Question

I was looking at the emulated version of nullptr and saw this converting operator (a member of nullptr_t):

template<class C, class T>    // or any type of null
operator T C::*() const       // member pointer...
{ return 0; }

This syntax for pointer to member function confuses me. I usually expect to see such a type as something like

R (C::*)(I1, I2, ...)

With the template above, there's no input arguments. I can't figure out how the type deduction works in this case. I'm having trouble forming a specific question, other than, how does this work? If I have code like this:

typedef int (MyClass::*MyTypedef)(float);
MyTypedef m = nullptr;

I'm guessing T deduces to int, and C deduces to MyClass. What "happens" to float?

Was it helpful?

Solution

That is a pointer to member, not necessarily a pointer to member function. The difference is that it can generate a pointer to member function or a pointer to non-function member.

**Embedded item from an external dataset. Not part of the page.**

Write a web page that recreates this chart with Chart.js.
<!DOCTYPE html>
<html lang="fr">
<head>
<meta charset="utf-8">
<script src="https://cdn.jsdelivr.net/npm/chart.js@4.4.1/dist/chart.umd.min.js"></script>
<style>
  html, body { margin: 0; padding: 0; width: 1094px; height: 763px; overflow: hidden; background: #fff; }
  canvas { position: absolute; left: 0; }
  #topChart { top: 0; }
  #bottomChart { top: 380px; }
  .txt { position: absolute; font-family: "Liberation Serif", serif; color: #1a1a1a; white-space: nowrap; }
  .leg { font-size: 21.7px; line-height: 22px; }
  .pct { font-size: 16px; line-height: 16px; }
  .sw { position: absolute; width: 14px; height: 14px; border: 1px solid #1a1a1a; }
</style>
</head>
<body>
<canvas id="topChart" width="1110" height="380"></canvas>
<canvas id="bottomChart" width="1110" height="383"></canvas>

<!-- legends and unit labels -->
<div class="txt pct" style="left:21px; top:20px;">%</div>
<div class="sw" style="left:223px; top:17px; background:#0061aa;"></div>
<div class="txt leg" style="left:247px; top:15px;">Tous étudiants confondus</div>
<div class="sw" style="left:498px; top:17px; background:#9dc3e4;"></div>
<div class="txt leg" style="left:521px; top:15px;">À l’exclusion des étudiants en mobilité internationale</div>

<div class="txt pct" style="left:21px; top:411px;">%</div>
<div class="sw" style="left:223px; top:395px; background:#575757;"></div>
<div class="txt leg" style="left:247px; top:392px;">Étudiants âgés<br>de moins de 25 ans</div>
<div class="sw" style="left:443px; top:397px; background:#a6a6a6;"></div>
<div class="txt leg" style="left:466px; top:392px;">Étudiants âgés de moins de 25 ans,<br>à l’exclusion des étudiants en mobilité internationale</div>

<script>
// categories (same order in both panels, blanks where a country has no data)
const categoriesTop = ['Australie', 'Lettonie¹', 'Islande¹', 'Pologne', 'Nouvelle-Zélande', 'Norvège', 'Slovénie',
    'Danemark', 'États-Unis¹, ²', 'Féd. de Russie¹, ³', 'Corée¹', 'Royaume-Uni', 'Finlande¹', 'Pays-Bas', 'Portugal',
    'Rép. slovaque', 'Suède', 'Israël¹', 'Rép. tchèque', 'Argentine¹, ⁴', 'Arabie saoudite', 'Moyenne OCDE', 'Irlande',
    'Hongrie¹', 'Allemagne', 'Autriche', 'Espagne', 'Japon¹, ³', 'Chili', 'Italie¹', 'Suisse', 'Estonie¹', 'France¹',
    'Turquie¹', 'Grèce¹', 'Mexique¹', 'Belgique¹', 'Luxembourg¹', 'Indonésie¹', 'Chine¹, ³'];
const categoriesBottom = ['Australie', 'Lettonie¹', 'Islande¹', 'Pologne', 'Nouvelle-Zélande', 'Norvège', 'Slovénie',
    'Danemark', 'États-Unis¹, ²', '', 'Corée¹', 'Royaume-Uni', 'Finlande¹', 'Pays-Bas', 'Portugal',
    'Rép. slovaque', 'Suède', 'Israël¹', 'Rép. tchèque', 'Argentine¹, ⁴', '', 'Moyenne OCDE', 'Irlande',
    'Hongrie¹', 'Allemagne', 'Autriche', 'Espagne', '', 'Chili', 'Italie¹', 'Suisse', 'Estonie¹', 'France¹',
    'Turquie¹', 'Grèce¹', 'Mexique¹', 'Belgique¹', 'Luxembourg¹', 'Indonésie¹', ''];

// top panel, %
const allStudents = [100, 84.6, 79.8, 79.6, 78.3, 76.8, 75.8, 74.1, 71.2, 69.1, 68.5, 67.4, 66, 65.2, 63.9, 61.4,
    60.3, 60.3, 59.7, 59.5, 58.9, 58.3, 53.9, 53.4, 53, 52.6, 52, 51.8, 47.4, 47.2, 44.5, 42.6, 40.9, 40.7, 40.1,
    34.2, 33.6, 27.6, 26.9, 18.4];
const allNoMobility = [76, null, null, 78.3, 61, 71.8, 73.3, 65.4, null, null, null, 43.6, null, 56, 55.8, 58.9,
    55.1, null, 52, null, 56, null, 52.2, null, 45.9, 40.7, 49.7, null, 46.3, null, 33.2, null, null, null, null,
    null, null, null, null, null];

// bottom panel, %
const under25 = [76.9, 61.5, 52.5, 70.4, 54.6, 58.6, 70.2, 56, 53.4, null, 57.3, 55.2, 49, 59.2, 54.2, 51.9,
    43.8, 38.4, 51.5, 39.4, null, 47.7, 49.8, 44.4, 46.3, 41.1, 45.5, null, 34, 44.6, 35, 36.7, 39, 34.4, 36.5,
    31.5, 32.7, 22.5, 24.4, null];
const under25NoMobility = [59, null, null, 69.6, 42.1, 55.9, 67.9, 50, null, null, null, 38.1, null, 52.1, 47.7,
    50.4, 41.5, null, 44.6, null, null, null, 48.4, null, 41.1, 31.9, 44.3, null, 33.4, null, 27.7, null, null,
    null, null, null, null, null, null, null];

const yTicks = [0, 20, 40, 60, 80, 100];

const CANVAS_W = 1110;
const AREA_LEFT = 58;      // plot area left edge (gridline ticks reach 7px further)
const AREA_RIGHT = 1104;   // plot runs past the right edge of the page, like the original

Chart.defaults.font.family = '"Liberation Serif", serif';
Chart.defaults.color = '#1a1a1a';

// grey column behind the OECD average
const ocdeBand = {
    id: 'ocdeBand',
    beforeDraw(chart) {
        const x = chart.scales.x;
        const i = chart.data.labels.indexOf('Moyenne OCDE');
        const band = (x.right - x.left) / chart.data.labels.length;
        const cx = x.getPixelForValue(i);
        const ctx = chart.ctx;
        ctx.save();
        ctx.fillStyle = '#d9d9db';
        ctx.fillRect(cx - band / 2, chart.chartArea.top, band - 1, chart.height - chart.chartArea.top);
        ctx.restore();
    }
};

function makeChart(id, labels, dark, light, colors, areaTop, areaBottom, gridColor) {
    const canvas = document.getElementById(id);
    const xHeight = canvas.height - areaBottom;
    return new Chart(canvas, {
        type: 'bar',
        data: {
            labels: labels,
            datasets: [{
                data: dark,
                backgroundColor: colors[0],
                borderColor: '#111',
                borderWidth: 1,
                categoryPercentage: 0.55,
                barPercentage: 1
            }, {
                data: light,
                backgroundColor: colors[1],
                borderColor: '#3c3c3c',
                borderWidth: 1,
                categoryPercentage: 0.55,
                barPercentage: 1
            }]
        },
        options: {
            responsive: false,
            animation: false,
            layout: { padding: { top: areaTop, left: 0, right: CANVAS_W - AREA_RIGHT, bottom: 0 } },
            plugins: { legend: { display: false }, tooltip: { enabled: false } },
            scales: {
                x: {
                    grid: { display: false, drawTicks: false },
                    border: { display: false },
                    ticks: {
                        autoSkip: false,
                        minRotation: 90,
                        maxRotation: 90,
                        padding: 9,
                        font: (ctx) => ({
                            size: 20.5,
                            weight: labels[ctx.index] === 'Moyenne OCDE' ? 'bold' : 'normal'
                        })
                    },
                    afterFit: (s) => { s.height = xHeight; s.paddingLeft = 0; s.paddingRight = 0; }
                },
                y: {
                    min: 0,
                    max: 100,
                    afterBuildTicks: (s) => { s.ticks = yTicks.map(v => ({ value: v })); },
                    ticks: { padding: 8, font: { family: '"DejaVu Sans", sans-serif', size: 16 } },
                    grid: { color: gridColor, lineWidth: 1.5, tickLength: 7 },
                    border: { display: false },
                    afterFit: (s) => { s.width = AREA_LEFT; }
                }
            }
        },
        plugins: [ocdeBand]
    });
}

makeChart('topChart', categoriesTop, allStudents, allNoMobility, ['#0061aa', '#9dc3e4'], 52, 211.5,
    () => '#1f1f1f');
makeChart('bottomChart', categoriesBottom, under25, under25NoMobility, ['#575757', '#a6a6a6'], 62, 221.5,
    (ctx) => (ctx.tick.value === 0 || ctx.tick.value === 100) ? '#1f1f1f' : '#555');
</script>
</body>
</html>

Now in the particular use case, the destination is a pointer to member, the compiler is seeing an expression in which it needs a int (MyClass::*)(float), and on the other hand it has a nullptr. It tries to find a conversion and it finds the operator T C::*(), which is a valid conversion if C is deduced to be MyClass and T is deduced to be int (float) [function taking a float and returning an int].

I also find this particular corner of the language a bit confusing (having typedefs, or deduced types for functions), for example this is legal if weird:

typedef void int_f(int);
struct X {
   int_f m;
};
void X::m(int x) { std::cout << x << '\n'; }

The same thing is going on in the conversion operator that you are concerned with.